**WORK TO DO:** Repeat the listing that follows, character for character, minus the pictures.

==== INPUT MATERIAL ====

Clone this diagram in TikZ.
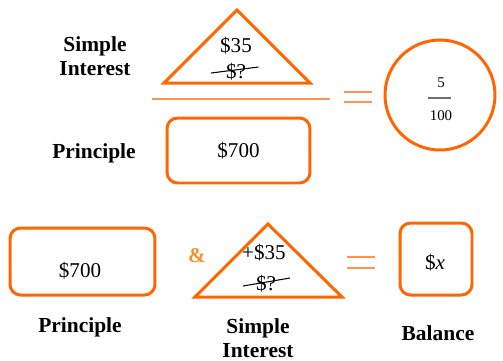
\documentclass[tikz,border=0pt]{standalone}
\usepackage{fontspec}
\setmainfont{Liberation Serif}
\usetikzlibrary{positioning}
\definecolor{mainorange}{RGB}{255,102,0}
\definecolor{softorange}{RGB}{255,150,80}
\definecolor{amporange}{RGB}{245,145,40}
\definecolor{bargray}{RGB}{110,110,110}
\tikzset{
  box/.style={
    rectangle,
    rounded corners=6pt,
    draw=mainorange,
    line width=1.7pt,
    inner sep=0pt
  },
  tri/.style={
    draw=mainorange,
    line width=1.7pt,
    line join=miter
  },
  lbl/.style={
    align=center,
    font=\fontsize{12.2}{13.8}\selectfont\bfseries,
    inner sep=0pt
  },
  val/.style={
    font=\fontsize{12}{14}\selectfont,
    inner sep=0pt
  },
  eqline/.style={draw=softorange, line width=0.9pt},
  strike/.style={draw=black, line width=0.6pt}
}

\begin{document}
\begin{tikzpicture}[x=0.02cm, y=-0.02cm]
    \useasboundingbox (0,0) rectangle (503,360);

    % top row: fraction
    \node[lbl] (silbl) at (95,56) {Simple\\Interest};
    \node[lbl] (prlbl) at (94,153) {Principle};

    \coordinate (tapex) at (237,10);
    \coordinate (tleft) at (164,83);
    \coordinate (tright) at (310,83);
    \draw[tri] (tapex) -- (tleft) -- (tright) -- cycle;
    \node[val] (topint) at (236,46) {\$35};
    \node[val] (topq) at (236,72) {\$?};
    \draw[strike] ([xshift=-0.5cm, yshift=-0.02cm]topq.center) -- ([xshift=0.45cm, yshift=0.1cm]topq.center);

    \coordinate (barl) at (152,99);
    \coordinate (barr) at (330,99);
    \draw[softorange, line width=0.8pt] (barl) -- (barr);

    \node[box, minimum width=2.86cm, minimum height=1.3cm, font=\fontsize{12}{14}\selectfont] (topbox) at (238.5,150.5) {\$700};

    \coordinate (eqa) at (344,92);
    \coordinate (eqb) at (372,92);
    \coordinate (eqc) at (344,102);
    \coordinate (eqd) at (372,102);
    \draw[eqline] (eqa) -- (eqb);
    \draw[eqline] (eqc) -- (eqd);

    \node[circle, draw=mainorange, line width=1.7pt, minimum size=2.2cm] (rate) at (440,95) {};
    \node[font=\fontsize{8.5}{10}\selectfont, inner sep=0pt] (num) at (441,83) {5};
    \node[font=\fontsize{8.5}{10}\selectfont, inner sep=0pt] (den) at (441,116) {100};
    \draw[bargray, line width=0.8pt] ([xshift=-0.24cm]rate.center |- 0,98) coordinate (fbl) -- ([xshift=0.22cm]rate.center |- 0,98) coordinate (fbr);

    % bottom row: sum
    \node[box, minimum width=2.9cm, minimum height=1.34cm] (prbox) at (82.5,261.5) {};
    \node[val] (prval) at (80,271) {\$700};
    \node[lbl] (prlbl2) at (80,327) {Principle};

    \node[font=\fontsize{12}{13}\selectfont\bfseries, text=amporange, inner sep=0pt] (amp) at (197,256) {\&};

    \coordinate (bapex) at (268,224);
    \coordinate (bleft) at (195,297);
    \coordinate (bright) at (342,297);
    \draw[tri] (bapex) -- (bleft) -- (bright) -- cycle;
    \node[val] (botint) at (264,253) {+\$35};
    \node[val] (botq) at (266,284) {\$?};
    \draw[strike] ([xshift=-0.46cm, yshift=-0.04cm]botq.center) -- ([xshift=0.48cm, yshift=0.12cm]botq.center);
    \node[lbl] (silbl2) at (258,338) {Simple\\Interest};

    \coordinate (eqe) at (347,257);
    \coordinate (eqf) at (375,257);
    \coordinate (eqg) at (347,268);
    \coordinate (eqh) at (375,268);
    \draw[eqline] (eqe) -- (eqf);
    \draw[eqline] (eqg) -- (eqh);

    \node[box, minimum width=1.44cm, minimum height=1.44cm] (balbox) at (436,259) {};
    \node[val] (balval) at (435,263) {\$\textit{x}};
    \node[lbl] (ballbl) at (438,333) {Balance};
  \end{tikzpicture}
\end{document}
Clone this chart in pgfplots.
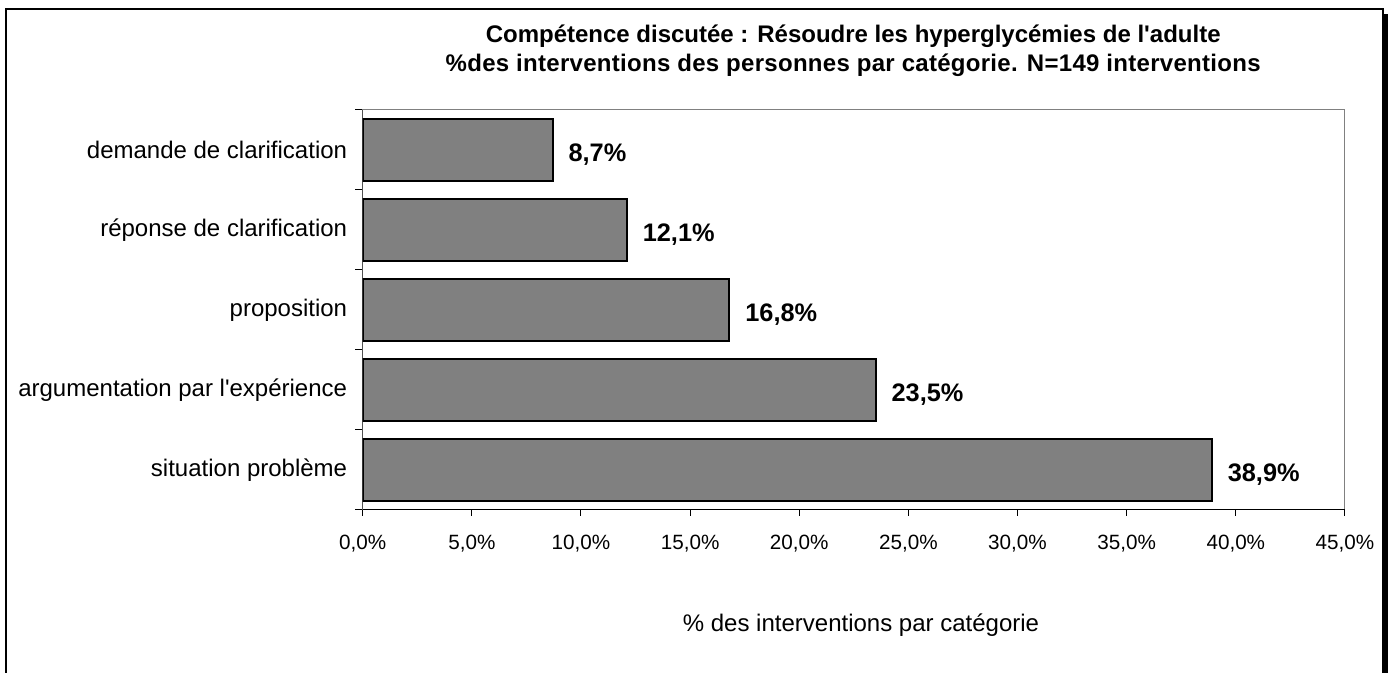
\documentclass[border=0pt]{standalone}
\usepackage{pgfplots}
\pgfplotsset{compat=1.18}
\usepackage{fontspec}
\setmainfont{Liberation Sans}
\begin{document}
\begin{tikzpicture}[x=0.75pt,y=0.75pt]
\useasboundingbox (-362.7,-163) rectangle (1031.3,510);
\fill[black] (1020.3,-170) rectangle (1025.5,496);
\draw[black,line width=1pt] (-356.7,-170) -- (-356.7,501) -- (1020.3,501) -- (1020.3,-170);
\node[anchor=base,inner sep=0pt,font=\fontsize{18}{20}\selectfont\bfseries] at (490.5,467) {Compétence discutée : Résoudre les hyperglycémies de l\textquotesingle adulte};
\node[anchor=base,inner sep=0pt,font=\fontsize{18}{20}\selectfont\bfseries\addfontfeature{LetterSpace=1.2}] at (490.5,438) {\%des interventions des personnes par catégorie. N=149 interventions};
\begin{axis}[
  at={(0,0)}, anchor=south west,
  scale only axis, width=736.7pt, height=300pt,
  xbar, bar width=0.77,
  xmin=0, xmax=45, ymin=-0.5, ymax=4.5,
  xtick={0,5,...,45},
  ytick={0,1,2,3,4},
  yticklabels={situation problème, argumentation par l\textquotesingle expérience, proposition, réponse de clarification, demande de clarification},
  minor ytick={-0.5,0.5,...,4.5},
  tick align=outside,
  tick pos=left,
  major tick length=4.5pt, minor tick length=5.5pt,
  every major y tick/.append style={draw=none},
  tick style={black, line width=0.75pt},
  axis line style={draw=gray, line width=0.75pt},
  /pgf/number format/assume math mode=true,
  xticklabel={\pgfmathprintnumber[fixed,fixed zerofill,precision=1,use comma]{\tick}\%},
  xticklabel style={font=\fontsize{15.5}{18}\selectfont, anchor=north, inner sep=0pt, yshift=-14pt},
  yticklabel style={font=\fontsize{18}{20}\selectfont, anchor=east, inner sep=0pt, xshift=-7pt},
  xlabel={\% des interventions par catégorie},
  xlabel style={at={(axis description cs:0.5073,0)}, anchor=base, inner sep=0pt, yshift=-91.5pt, font=\fontsize{18}{20}\selectfont},
  point meta=x,
  nodes near coords={\pgfmathprintnumber[fixed,fixed zerofill,precision=1,use comma]{\pgfplotspointmeta}\%},
  nodes near coords style={anchor=base west, inner sep=0pt, xshift=11.25pt, yshift=-9pt, font=\fontsize{19}{21}\selectfont\bfseries},
]
\addplot[xbar, fill=gray, draw=black, line width=1.5pt] coordinates {(38.9,0) (23.5,1) (16.8,2) (12.1,3) (8.7,4)};
\draw[black, line width=0.75pt] (rel axis cs:0,1) -- (rel axis cs:0,0) -- (rel axis cs:1,0);
\end{axis}
\end{tikzpicture}
\end{document}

====

**CORRECT RESPONSE:**
Clone this diagram in TikZ.
\documentclass[tikz,border=0pt]{standalone}
\usepackage{fontspec}
\setmainfont{Liberation Serif}
\usetikzlibrary{positioning}
\definecolor{mainorange}{RGB}{255,102,0}
\definecolor{softorange}{RGB}{255,150,80}
\definecolor{amporange}{RGB}{245,145,40}
\definecolor{bargray}{RGB}{110,110,110}
\tikzset{
  box/.style={
    rectangle,
    rounded corners=6pt,
    draw=mainorange,
    line width=1.7pt,
    inner sep=0pt
  },
  tri/.style={
    draw=mainorange,
    line width=1.7pt,
    line join=miter
  },
  lbl/.style={
    align=center,
    font=\fontsize{12.2}{13.8}\selectfont\bfseries,
    inner sep=0pt
  },
  val/.style={
    font=\fontsize{12}{14}\selectfont,
    inner sep=0pt
  },
  eqline/.style={draw=softorange, line width=0.9pt},
  strike/.style={draw=black, line width=0.6pt}
}

\begin{document}
\begin{tikzpicture}[x=0.02cm, y=-0.02cm]
    \useasboundingbox (0,0) rectangle (503,360);

    % top row: fraction
    \node[lbl] (silbl) at (95,56) {Simple\\Interest};
    \node[lbl] (prlbl) at (94,153) {Principle};

    \coordinate (tapex) at (237,10);
    \coordinate (tleft) at (164,83);
    \coordinate (tright) at (310,83);
    \draw[tri] (tapex) -- (tleft) -- (tright) -- cycle;
    \node[val] (topint) at (236,46) {\$35};
    \node[val] (topq) at (236,72) {\$?};
    \draw[strike] ([xshift=-0.5cm, yshift=-0.02cm]topq.center) -- ([xshift=0.45cm, yshift=0.1cm]topq.center);

    \coordinate (barl) at (152,99);
    \coordinate (barr) at (330,99);
    \draw[softorange, line width=0.8pt] (barl) -- (barr);

    \node[box, minimum width=2.86cm, minimum height=1.3cm, font=\fontsize{12}{14}\selectfont] (topbox) at (238.5,150.5) {\$700};

    \coordinate (eqa) at (344,92);
    \coordinate (eqb) at (372,92);
    \coordinate (eqc) at (344,102);
    \coordinate (eqd) at (372,102);
    \draw[eqline] (eqa) -- (eqb);
    \draw[eqline] (eqc) -- (eqd);

    \node[circle, draw=mainorange, line width=1.7pt, minimum size=2.2cm] (rate) at (440,95) {};
    \node[font=\fontsize{8.5}{10}\selectfont, inner sep=0pt] (num) at (441,83) {5};
    \node[font=\fontsize{8.5}{10}\selectfont, inner sep=0pt] (den) at (441,116) {100};
    \draw[bargray, line width=0.8pt] ([xshift=-0.24cm]rate.center |- 0,98) coordinate (fbl) -- ([xshift=0.22cm]rate.center |- 0,98) coordinate (fbr);

    % bottom row: sum
    \node[box, minimum width=2.9cm, minimum height=1.34cm] (prbox) at (82.5,261.5) {};
    \node[val] (prval) at (80,271) {\$700};
    \node[lbl] (prlbl2) at (80,327) {Principle};

    \node[font=\fontsize{12}{13}\selectfont\bfseries, text=amporange, inner sep=0pt] (amp) at (197,256) {\&};

    \coordinate (bapex) at (268,224);
    \coordinate (bleft) at (195,297);
    \coordinate (bright) at (342,297);
    \draw[tri] (bapex) -- (bleft) -- (bright) -- cycle;
    \node[val] (botint) at (264,253) {+\$35};
    \node[val] (botq) at (266,284) {\$?};
    \draw[strike] ([xshift=-0.46cm, yshift=-0.04cm]botq.center) -- ([xshift=0.48cm, yshift=0.12cm]botq.center);
    \node[lbl] (silbl2) at (258,338) {Simple\\Interest};

    \coordinate (eqe) at (347,257);
    \coordinate (eqf) at (375,257);
    \coordinate (eqg) at (347,268);
    \coordinate (eqh) at (375,268);
    \draw[eqline] (eqe) -- (eqf);
    \draw[eqline] (eqg) -- (eqh);

    \node[box, minimum width=1.44cm, minimum height=1.44cm] (balbox) at (436,259) {};
    \node[val] (balval) at (435,263) {\$\textit{x}};
    \node[lbl] (ballbl) at (438,333) {Balance};
  \end{tikzpicture}
\end{document}
Clone this chart in pgfplots.
\documentclass[border=0pt]{standalone}
\usepackage{pgfplots}
\pgfplotsset{compat=1.18}
\usepackage{fontspec}
\setmainfont{Liberation Sans}
\begin{document}
\begin{tikzpicture}[x=0.75pt,y=0.75pt]
\useasboundingbox (-362.7,-163) rectangle (1031.3,510);
\fill[black] (1020.3,-170) rectangle (1025.5,496);
\draw[black,line width=1pt] (-356.7,-170) -- (-356.7,501) -- (1020.3,501) -- (1020.3,-170);
\node[anchor=base,inner sep=0pt,font=\fontsize{18}{20}\selectfont\bfseries] at (490.5,467) {Compétence discutée : Résoudre les hyperglycémies de l\textquotesingle adulte};
\node[anchor=base,inner sep=0pt,font=\fontsize{18}{20}\selectfont\bfseries\addfontfeature{LetterSpace=1.2}] at (490.5,438) {\%des interventions des personnes par catégorie. N=149 interventions};
\begin{axis}[
  at={(0,0)}, anchor=south west,
  scale only axis, width=736.7pt, height=300pt,
  xbar, bar width=0.77,
  xmin=0, xmax=45, ymin=-0.5, ymax=4.5,
  xtick={0,5,...,45},
  ytick={0,1,2,3,4},
  yticklabels={situation problème, argumentation par l\textquotesingle expérience, proposition, réponse de clarification, demande de clarification},
  minor ytick={-0.5,0.5,...,4.5},
  tick align=outside,
  tick pos=left,
  major tick length=4.5pt, minor tick length=5.5pt,
  every major y tick/.append style={draw=none},
  tick style={black, line width=0.75pt},
  axis line style={draw=gray, line width=0.75pt},
  /pgf/number format/assume math mode=true,
  xticklabel={\pgfmathprintnumber[fixed,fixed zerofill,precision=1,use comma]{\tick}\%},
  xticklabel style={font=\fontsize{15.5}{18}\selectfont, anchor=north, inner sep=0pt, yshift=-14pt},
  yticklabel style={font=\fontsize{18}{20}\selectfont, anchor=east, inner sep=0pt, xshift=-7pt},
  xlabel={\% des interventions par catégorie},
  xlabel style={at={(axis description cs:0.5073,0)}, anchor=base, inner sep=0pt, yshift=-91.5pt, font=\fontsize{18}{20}\selectfont},
  point meta=x,
  nodes near coords={\pgfmathprintnumber[fixed,fixed zerofill,precision=1,use comma]{\pgfplotspointmeta}\%},
  nodes near coords style={anchor=base west, inner sep=0pt, xshift=11.25pt, yshift=-9pt, font=\fontsize{19}{21}\selectfont\bfseries},
]
\addplot[xbar, fill=gray, draw=black, line width=1.5pt] coordinates {(38.9,0) (23.5,1) (16.8,2) (12.1,3) (8.7,4)};
\draw[black, line width=0.75pt] (rel axis cs:0,1) -- (rel axis cs:0,0) -- (rel axis cs:1,0);
\end{axis}
\end{tikzpicture}
\end{document}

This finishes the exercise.